Objectives
To characterize physical and mental diseases and utilization of healthcare services and identify factors associated with mortality among oldest-old patients using the Veterans Health Administration (VHA).
Design
Retrospective study with 5-year survival follow-up.
Setting
VHA system-wide.
Participants
A total of 721,588 veterans using the VHA aged 80 years or older as of October 2008: 80–89 years old (n = 665,249), 90–99 years old (n = 56,118), and 100–115 years old (n = 221).
Measurements
Patient demographics, physical and mental diseases, healthcare services, and 5-year survival were included.
Results
Accelerated failure time models identified protective and risk factors associated with mortality by age group. During a 5-year follow-up period, 44% of patients died with survival rates of 59% for 80’s, 32% for 90’s and 15% for 100’s. In the multivariable model, protective effects for veterans 80–99 were being female, minority race/ethnicity, married, having certain physical and mental diagnoses (hypertension, cataract, dyslipidemia, posttraumatic stress disorder, bipolar disorder), urgent care visits, invasive surgery, and few (1–3) prescriptions.
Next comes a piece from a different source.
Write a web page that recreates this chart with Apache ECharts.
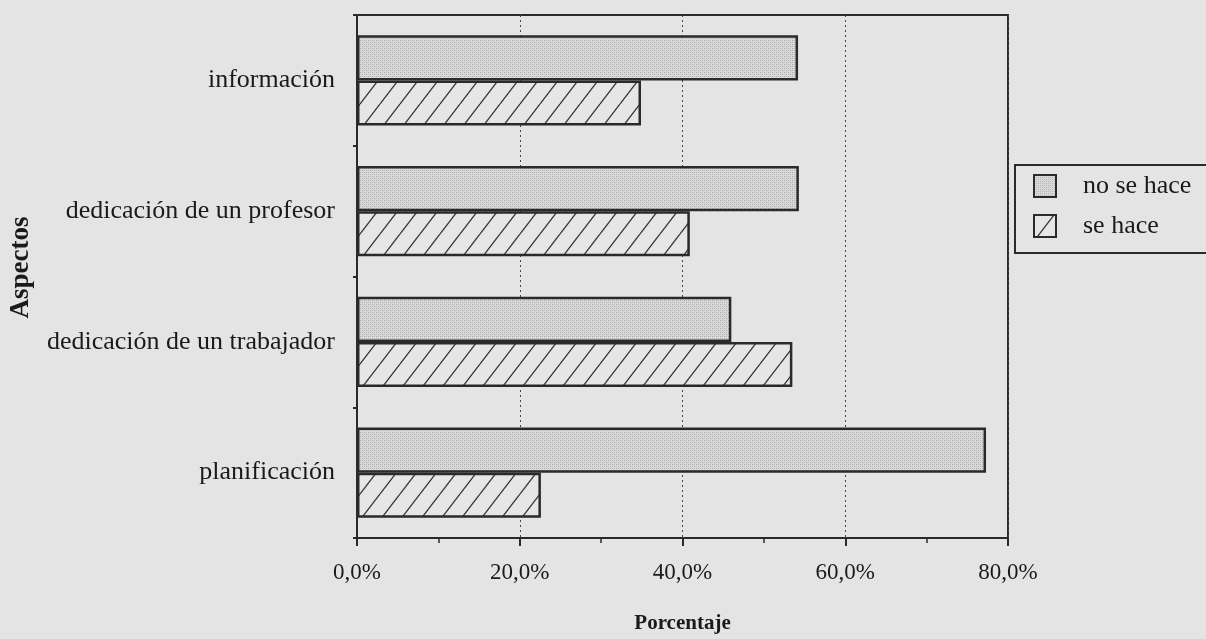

Risk factors were lower VHA priority status, physical and mental conditions (diabetes, anemia, congestive heart failure, dementia, anxiety, depression, smoking, substance abuse disorder), hospital admission, and nursing home care. For those in their 100s, married status, smoking, hospital admission, nursing home care, invasive surgery, and prescription use were significant risk factors; only ED use was protective.
Conclusion
Although the data are limited only to VHA care (thus missing Medicare services), this study shows many veterans served by VHA live to advanced old age despite multiple chronic conditions. Further study is needed to determine whether a comprehensive, coordinated care system like VHA is associated with greater longevity for very old persons.